Brian Clough used to complain, football is not a world that ever lets you enjoy your successes. There is always another match , another season, another threat. And so it is as a senior manager in a large complex organisation. There is always another budget round, another audit, another ambitious set of targets, another efficiency drive and another reorganisation.
However it’s important to celebrate success, people respond positively to having their efforts recognised, teams feel valued and thus motivated to continue the effort. Celebrating success helps bond the team making it more likely they will support each other in their efforts to achieve further success. And if there are set backs in the future the good memories around past successes will provide the confidence needed to persevere.
But senior managers in particular don’t always hit the right tone. It was the Christmas dinner and the mood was jolly. At the end of the meal the chief executive gave a speech in which he a congratulated his senior management team on a very difficult but ultimately very successful year and then proceeded at great length to stress the difficulties that lay ahead and to tell everyone that we could not rest on our achievements as even more was expected of us next year. Thus successful sucking all the joy out of the room.
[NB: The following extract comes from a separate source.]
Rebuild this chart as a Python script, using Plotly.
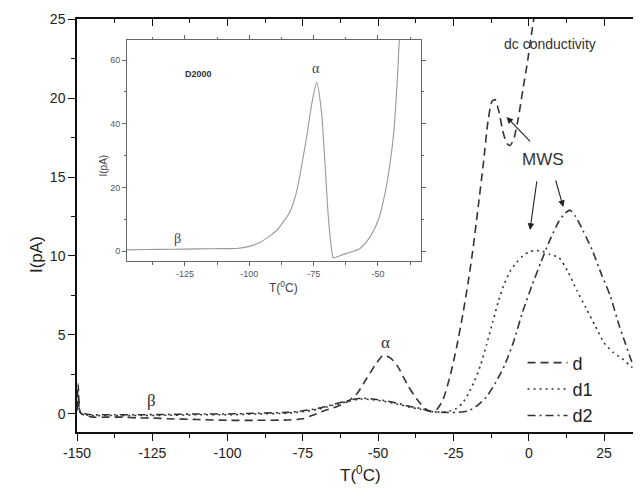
import plotly.graph_objects as go

# ---- main chart data ----
d_T = [-150, -149.6, -149.2, -148.5, -147, -145, -140, -135, -130, -125, -120, -110, -100, -90, -80, -75, -72, -68, -64, -60, -57, -54, -51, -48.5, -46, -43.5, -40, -37, -34.5, -32.5, -30.5, -28.5, -26, -24, -22, -20, -18.5, -17, -15, -13.5, -12.2, -11.2, -10, -8.5, -7.2, -6.2, -5, -3.5, -2, -0.5, 1, 2.5]
d_I = [0.2, 1.9, 0.3, 0.0, -0.1, -0.2, -0.2, -0.2, -0.25, -0.25, -0.3, -0.35, -0.4, -0.4, -0.38, -0.3, -0.1, 0.2, 0.45, 0.8, 1.3, 2.2, 3.1, 3.7, 3.55, 3.0, 1.75, 0.9, 0.35, 0.15, 0.3, 0.9, 2.5, 4.2, 6.2, 8.5, 10.5, 12.8, 16.0, 18.6, 19.8, 19.9, 19.2, 17.8, 17.1, 17.0, 17.4, 18.7, 20.5, 22.2, 24.2, 26.0]

d1_T = [-150, -149.6, -149, -147, -145, -140, -130, -120, -110, -100, -90, -80, -75, -70, -65, -60, -56, -52, -48, -44, -40, -36, -32, -29, -26, -24, -22, -20, -18, -16, -14, -12, -10, -8, -6, -4, -2, 0, 2, 4.5, 7, 10, 13, 16, 19, 22, 25, 28, 31, 34, 37.2]
d1_I = [0.3, 1.5, 0.1, -0.05, -0.1, -0.1, -0.1, -0.08, -0.05, -0.05, 0.0, 0.05, 0.15, 0.3, 0.55, 0.8, 0.95, 0.9, 0.8, 0.65, 0.45, 0.3, 0.15, 0.12, 0.2, 0.35, 0.7, 1.3, 2.1, 3.1, 4.4, 5.8, 7.2, 8.3, 9.1, 9.6, 10.0, 10.25, 10.35, 10.3, 10.1, 9.9, 9.0, 7.8, 6.7, 5.6, 4.5, 3.9, 3.5, 3.0, 2.6]

d2_T = [-150, -149.6, -149, -147, -145, -140, -130, -120, -110, -100, -90, -80, -75, -70, -65, -60, -56, -52, -48, -44, -40, -36, -32, -28, -24, -20, -17, -14, -11, -8, -5, -2, 1, 4, 7, 10, 12, 13.7, 15.5, 18, 21, 24, 27, 30, 32, 34, 36, 37.2]
d2_I = [0.3, 1.2, 0.1, 0.0, -0.05, -0.05, -0.05, -0.03, 0.0, 0.0, 0.05, 0.1, 0.2, 0.35, 0.6, 0.85, 1.0, 0.95, 0.85, 0.7, 0.5, 0.35, 0.15, 0.1, 0.1, 0.2, 0.55, 1.1, 2.0, 3.1, 4.6, 6.5, 8.1, 9.6, 11.0, 12.2, 12.7, 12.9, 12.5, 11.6, 10.4, 8.9, 7.5, 5.6, 4.5, 3.4, 2.6, 2.3]

# ---- inset data (D2000) ----
ins_T = [-147.5, -140, -130, -120, -110, -105, -100, -96, -92, -89, -86.5, -84.2, -82, -80.3, -77.7, -75.7, -73.8, -71.9, -70.6, -69.3, -68, -67.4, -65, -62.2, -57, -53.1, -49.9, -47.3, -45.3, -43.8, -42.5, -41.5]
ins_I = [0.4, 0.5, 0.6, 0.7, 0.8, 0.85, 1.5, 2.7, 4.8, 6.8, 9.5, 12.4, 17.5, 24.0, 36.0, 46.4, 53.0, 43.3, 27.6, 10.8, 0.3, -2.1, -1.5, -0.7, 0.85, 4.5, 9.7, 18.1, 27.6, 38.0, 53.8, 70.0]

# ---- tick labels ----
main_xticks = [-150, -125, -100, -75, -50, -25, 0, 25]
main_xlabels = ["-150", "-125", "-100", "-75", "-50", "-25", "0", "25"]
main_yticks = [0, 5, 10, 15, 20, 25]
main_ylabels = ["0", "5", "10", "15", "20", "25"]
ins_xticks = [-125, -100, -75, -50]
ins_xlabels = ["-125", "-100", "-75", "-50"]
ins_yticks = [0, 20, 40, 60]
ins_ylabels = ["0", "20", "40", "60"]

FONT = "Liberation Sans, Arial, sans-serif"
SERIF = "Liberation Serif, Times New Roman, serif"
LC = "#333333"

fig = go.Figure()
fig.add_trace(go.Scatter(x=d_T, y=d_I, mode="lines", name="d",
                         line=dict(color=LC, width=1.6, dash="8px,5px", shape="spline", smoothing=0.6)))
fig.add_trace(go.Scatter(x=d1_T, y=d1_I, mode="lines", name="d1",
                         line=dict(color=LC, width=1.6, dash="2px,4px", shape="spline", smoothing=0.6)))
fig.add_trace(go.Scatter(x=d2_T, y=d2_I, mode="lines", name="d2",
                         line=dict(color=LC, width=1.6, dash="8px,4px,2px,4px", shape="spline", smoothing=0.6)))
# invisible trace for mirrored top/right axes
fig.add_trace(go.Scatter(x=[-150], y=[0], xaxis="x3", yaxis="y3", mode="markers",
                         marker=dict(opacity=0), showlegend=False, hoverinfo="skip"))
# inset curve
fig.add_trace(go.Scatter(x=ins_T, y=ins_I, xaxis="x2", yaxis="y2", mode="lines",
                         line=dict(color="#999999", width=1.1, shape="spline", smoothing=0.6),
                         showlegend=False))

xr = [-150, 37.25]
yr = [-1.14, 25]
common = dict(showgrid=False, zeroline=False, showline=True, linecolor="#111", linewidth=1.5,
              automargin=False)
fig.update_layout(
    width=633, height=492,
    margin=dict(l=69, r=0, t=11, b=68, autoexpand=False),
    paper_bgcolor="white", plot_bgcolor="white",
    font=dict(family=FONT, color="#222"),
    xaxis=dict(range=xr, tickvals=main_xticks, ticktext=main_xlabels, ticks="outside", ticklen=7,
               tickwidth=1.2, tickcolor="#111",
               minor=dict(dtick=12.5, tick0=-150, ticks="outside", ticklen=4, tickcolor="#111"),
               tickfont=dict(size=14, family=FONT), **common),
    yaxis=dict(range=yr, tickvals=main_yticks, ticktext=main_ylabels, ticks="outside", ticklen=7,
               tickwidth=1.2, tickcolor="#111",
               minor=dict(dtick=2.5, tick0=0, ticks="outside", ticklen=4, tickcolor="#111"),
               tickfont=dict(size=14, family=FONT), **common),
    xaxis3=dict(range=xr, overlaying="x", side="top", anchor="y3", tickvals=main_xticks, ticks="inside",
                ticklen=7, tickwidth=1.2, tickcolor="#111", showticklabels=False,
                minor=dict(dtick=12.5, tick0=-150, ticks="inside", ticklen=4, tickcolor="#111"), **common),
    yaxis3=dict(range=yr, overlaying="y", side="right", anchor="x3", tickvals=main_yticks, ticks="inside",
                ticklen=7, tickwidth=1.2, tickcolor="#111", showticklabels=False,
                minor=dict(dtick=2.5, tick0=0, ticks="inside", ticklen=4, tickcolor="#111"), **common),
    xaxis2=dict(domain=[0.0887, 0.6099], anchor="y2", range=[-147.5, -33.3], tickvals=ins_xticks,
                ticktext=ins_xlabels, ticks="outside", ticklen=4, tickcolor="#666", mirror="allticks",
                minor=dict(dtick=12.5, tick0=-150, ticks="outside", ticklen=2.5, tickcolor="#666"),
                tickfont=dict(size=9, family=FONT, color="#555"), automargin=False,
                showgrid=False, zeroline=False, showline=True, linecolor="#666", linewidth=1),
    yaxis2=dict(domain=[0.414, 0.949], anchor="x2", range=[-3.1, 66.3], tickvals=ins_yticks,
                ticktext=ins_ylabels, ticks="outside", ticklen=4, tickcolor="#666", mirror="allticks",
                minor=dict(dtick=10, tick0=0, ticks="outside", ticklen=2.5, tickcolor="#666"),
                tickfont=dict(size=9, family=FONT, color="#555"), automargin=False,
                showgrid=False, zeroline=False, showline=True, linecolor="#666", linewidth=1),
    legend=dict(x=0.79, y=0.212, xanchor="left", yanchor="top", bgcolor="rgba(0,0,0,0)",
                font=dict(size=18, family=FONT, color="#222"), tracegroupgap=0, itemwidth=40),
    showlegend=True,
)

ann = []
# axis titles
ann.append(dict(text="I(pA)", xref="paper", yref="paper", x=-0.092, y=0.43, showarrow=False,
                textangle=-90, font=dict(size=17, family=FONT, color="#222")))
ann.append(dict(text="T(<sup>0</sup>C)", xref="paper", yref="paper", x=0.502, y=-0.133, showarrow=False,
                font=dict(size=17, family=FONT, color="#222")))
# main labels
ann.append(dict(text="dc conductivity", x=7.0, y=23.4, xref="x", yref="y", showarrow=False,
                font=dict(size=14, family=FONT, color="#333")))
ann.append(dict(text="MWS", x=4.7, y=16.1, xref="x", yref="y", showarrow=False,
                font=dict(size=17, family=FONT, color="#333")))
ann.append(dict(text="α", x=-47.7, y=4.5, xref="x", yref="y", showarrow=False,
                font=dict(size=17, family=SERIF, color="#333")))
ann.append(dict(text="β", x=-125.2, y=0.85, xref="x", yref="y", showarrow=False,
                font=dict(size=17, family=SERIF, color="#333")))
# arrows
for hx, hy, axp, ayp in [(-7.4, 18.8, 25, 26), (0.4, 11.65, 7, -50), (11.45, 13.1, -8, -28)]:
    ann.append(dict(text="", x=hx, y=hy, xref="x", yref="y", ax=axp, ay=ayp, showarrow=True,
                    arrowhead=2, arrowsize=1.2, arrowwidth=1.1, arrowcolor="#222"))
# inset labels
ann.append(dict(text="<b>D2000</b>", x=-119.9, y=55.7, xref="x2", yref="y2", showarrow=False,
                font=dict(size=9, family=FONT, color="#333")))
ann.append(dict(text="α", x=-74.1, y=57.5, xref="x2", yref="y2", showarrow=False,
                font=dict(size=14, family=SERIF, color="#444")))
ann.append(dict(text="β", x=-127.7, y=4.0, xref="x2", yref="y2", showarrow=False,
                font=dict(size=14, family=SERIF, color="#444")))
ann.append(dict(text="I(pA)", xref="paper", yref="paper", x=(95 - 77) / 564, y=(432 - 153) / 413,
                showarrow=False, textangle=-90, font=dict(size=10, family=FONT, color="#444")))
ann.append(dict(text="T(<sup>0</sup>C)", xref="paper", yref="paper", x=(283 - 77) / 564, y=(432 - 287) / 413,
                showarrow=False, font=dict(size=12, family=FONT, color="#444")))
fig.update_layout(annotations=ann)

fig.write_html("out.html")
Reading a chief executive’s blog it sometimes feels like senior managers are just going through the motions not prepared to be too enthusiastic in case people get complacent they seem to think their employees need reminding that there are more and bigger challenges/threats ahead.
The same chief executive who gave the New Years message in his after dinner speech had read about the importance of “thank you” notes so after every workshop or conference he would send thank you notes to individuals for their contribution. Somewhat devalued by the number, frequency and exact same wording.
In another organisation I worked in the style was very different. The champagne corks were popped. After many months and a concerted effort the organisation had achieved IIP status and the senior management team was marking the success. The boss felt it was very important to celebrate this success as it was a key mile stone in the organisation’s progress, involved a commitment from the whole senior management team and as a key objective in the business plan enhanced the teams credibility with the board. So we sipped a small glass of champagne and were thanked for the work of our staff. Then we sat down to plan the budget cuts. Because there is very little time in today’s frantic business world to enjoy your successes.